- _Exercise directions_: Only the number is wanted: how many lines of the data contain "this"?

- _Code that draws figures_:
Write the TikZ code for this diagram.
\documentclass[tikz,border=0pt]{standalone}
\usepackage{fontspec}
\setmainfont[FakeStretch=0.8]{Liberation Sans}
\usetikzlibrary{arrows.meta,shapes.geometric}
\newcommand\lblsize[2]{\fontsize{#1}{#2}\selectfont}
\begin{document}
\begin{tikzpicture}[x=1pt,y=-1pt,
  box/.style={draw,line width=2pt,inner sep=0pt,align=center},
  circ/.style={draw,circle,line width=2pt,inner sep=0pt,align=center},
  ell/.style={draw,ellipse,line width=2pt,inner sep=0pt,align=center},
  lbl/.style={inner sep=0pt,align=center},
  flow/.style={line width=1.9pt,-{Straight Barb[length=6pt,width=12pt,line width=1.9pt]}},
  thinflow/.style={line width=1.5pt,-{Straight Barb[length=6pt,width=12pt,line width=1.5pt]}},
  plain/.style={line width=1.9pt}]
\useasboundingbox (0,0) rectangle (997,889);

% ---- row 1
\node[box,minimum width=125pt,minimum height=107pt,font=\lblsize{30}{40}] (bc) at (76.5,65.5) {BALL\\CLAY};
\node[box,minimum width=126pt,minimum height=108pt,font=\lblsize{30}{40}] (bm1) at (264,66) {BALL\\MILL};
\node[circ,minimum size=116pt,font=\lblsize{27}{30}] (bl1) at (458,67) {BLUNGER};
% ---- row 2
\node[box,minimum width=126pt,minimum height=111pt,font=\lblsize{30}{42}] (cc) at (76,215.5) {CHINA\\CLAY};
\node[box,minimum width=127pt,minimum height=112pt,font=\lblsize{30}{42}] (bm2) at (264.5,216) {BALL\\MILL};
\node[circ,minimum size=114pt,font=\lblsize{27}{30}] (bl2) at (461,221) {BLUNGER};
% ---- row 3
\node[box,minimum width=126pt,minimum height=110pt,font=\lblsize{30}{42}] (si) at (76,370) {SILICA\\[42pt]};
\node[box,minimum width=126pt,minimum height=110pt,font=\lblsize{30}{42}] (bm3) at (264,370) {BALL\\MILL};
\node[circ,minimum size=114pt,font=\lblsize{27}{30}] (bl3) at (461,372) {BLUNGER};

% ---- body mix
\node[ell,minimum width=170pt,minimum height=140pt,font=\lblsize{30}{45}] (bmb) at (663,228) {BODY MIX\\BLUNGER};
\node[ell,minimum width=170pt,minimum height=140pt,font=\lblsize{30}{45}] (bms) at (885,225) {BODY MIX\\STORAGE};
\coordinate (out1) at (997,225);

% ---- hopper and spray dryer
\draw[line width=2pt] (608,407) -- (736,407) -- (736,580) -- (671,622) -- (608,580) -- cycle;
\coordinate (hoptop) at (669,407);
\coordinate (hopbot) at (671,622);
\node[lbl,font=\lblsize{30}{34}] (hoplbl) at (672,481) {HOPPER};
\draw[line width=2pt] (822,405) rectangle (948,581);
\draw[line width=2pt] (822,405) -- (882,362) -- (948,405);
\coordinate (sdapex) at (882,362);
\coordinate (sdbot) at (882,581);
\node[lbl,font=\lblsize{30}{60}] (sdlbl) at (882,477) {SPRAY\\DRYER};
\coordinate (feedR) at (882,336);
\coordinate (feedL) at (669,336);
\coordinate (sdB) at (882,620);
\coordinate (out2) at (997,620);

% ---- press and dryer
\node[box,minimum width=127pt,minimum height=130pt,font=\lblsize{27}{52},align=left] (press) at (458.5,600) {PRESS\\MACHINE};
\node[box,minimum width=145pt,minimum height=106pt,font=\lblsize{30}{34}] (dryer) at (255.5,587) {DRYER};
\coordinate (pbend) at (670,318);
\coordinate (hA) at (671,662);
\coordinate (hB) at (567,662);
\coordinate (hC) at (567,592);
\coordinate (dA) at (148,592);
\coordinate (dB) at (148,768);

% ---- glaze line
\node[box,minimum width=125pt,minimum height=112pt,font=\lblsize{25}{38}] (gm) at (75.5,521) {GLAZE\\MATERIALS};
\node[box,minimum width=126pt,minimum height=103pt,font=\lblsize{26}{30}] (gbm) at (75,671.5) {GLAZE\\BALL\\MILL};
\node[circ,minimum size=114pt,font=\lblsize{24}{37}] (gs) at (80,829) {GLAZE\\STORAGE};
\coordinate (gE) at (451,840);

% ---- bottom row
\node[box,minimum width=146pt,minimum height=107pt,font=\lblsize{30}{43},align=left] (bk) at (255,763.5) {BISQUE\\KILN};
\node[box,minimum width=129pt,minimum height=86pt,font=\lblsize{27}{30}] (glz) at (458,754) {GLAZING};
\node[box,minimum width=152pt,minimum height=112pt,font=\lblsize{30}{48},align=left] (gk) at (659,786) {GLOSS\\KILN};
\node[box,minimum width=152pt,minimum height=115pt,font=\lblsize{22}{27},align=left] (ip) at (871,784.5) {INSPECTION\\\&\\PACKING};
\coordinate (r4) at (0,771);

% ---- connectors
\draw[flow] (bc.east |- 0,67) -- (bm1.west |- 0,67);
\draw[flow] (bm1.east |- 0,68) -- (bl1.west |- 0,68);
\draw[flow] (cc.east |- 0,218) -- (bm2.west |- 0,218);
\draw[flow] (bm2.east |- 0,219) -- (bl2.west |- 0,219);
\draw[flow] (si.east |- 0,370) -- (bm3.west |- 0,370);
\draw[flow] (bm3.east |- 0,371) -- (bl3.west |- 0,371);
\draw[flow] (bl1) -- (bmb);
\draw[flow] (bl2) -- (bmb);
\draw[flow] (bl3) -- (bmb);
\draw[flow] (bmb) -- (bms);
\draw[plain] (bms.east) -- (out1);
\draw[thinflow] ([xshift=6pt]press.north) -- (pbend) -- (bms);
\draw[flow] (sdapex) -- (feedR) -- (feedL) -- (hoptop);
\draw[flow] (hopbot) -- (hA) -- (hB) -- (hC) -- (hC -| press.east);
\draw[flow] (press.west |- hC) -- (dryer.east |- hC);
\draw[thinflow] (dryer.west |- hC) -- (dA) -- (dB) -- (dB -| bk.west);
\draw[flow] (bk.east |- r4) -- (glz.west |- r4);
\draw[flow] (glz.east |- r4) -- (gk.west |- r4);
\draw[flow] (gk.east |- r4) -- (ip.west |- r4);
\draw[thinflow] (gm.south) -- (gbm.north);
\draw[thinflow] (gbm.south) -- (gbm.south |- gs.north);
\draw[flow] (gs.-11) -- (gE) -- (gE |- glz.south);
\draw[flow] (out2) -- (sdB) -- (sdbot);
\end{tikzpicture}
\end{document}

* * *

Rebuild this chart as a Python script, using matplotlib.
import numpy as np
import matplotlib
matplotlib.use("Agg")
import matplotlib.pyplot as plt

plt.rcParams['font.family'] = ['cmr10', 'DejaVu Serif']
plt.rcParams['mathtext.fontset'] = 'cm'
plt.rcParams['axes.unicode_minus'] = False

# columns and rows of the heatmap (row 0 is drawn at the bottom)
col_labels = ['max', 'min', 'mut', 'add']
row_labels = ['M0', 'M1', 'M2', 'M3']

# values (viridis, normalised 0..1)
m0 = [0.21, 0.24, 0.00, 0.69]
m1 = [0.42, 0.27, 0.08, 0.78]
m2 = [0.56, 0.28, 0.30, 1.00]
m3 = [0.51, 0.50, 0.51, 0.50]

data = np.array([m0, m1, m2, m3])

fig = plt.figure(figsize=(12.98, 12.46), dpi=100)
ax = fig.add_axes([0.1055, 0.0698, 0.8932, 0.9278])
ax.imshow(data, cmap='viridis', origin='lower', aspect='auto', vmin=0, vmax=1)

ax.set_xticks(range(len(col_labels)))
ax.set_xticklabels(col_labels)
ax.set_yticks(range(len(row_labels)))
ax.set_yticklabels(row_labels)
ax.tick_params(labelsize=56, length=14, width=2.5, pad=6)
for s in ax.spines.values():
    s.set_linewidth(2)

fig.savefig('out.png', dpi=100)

- _Reply_: 2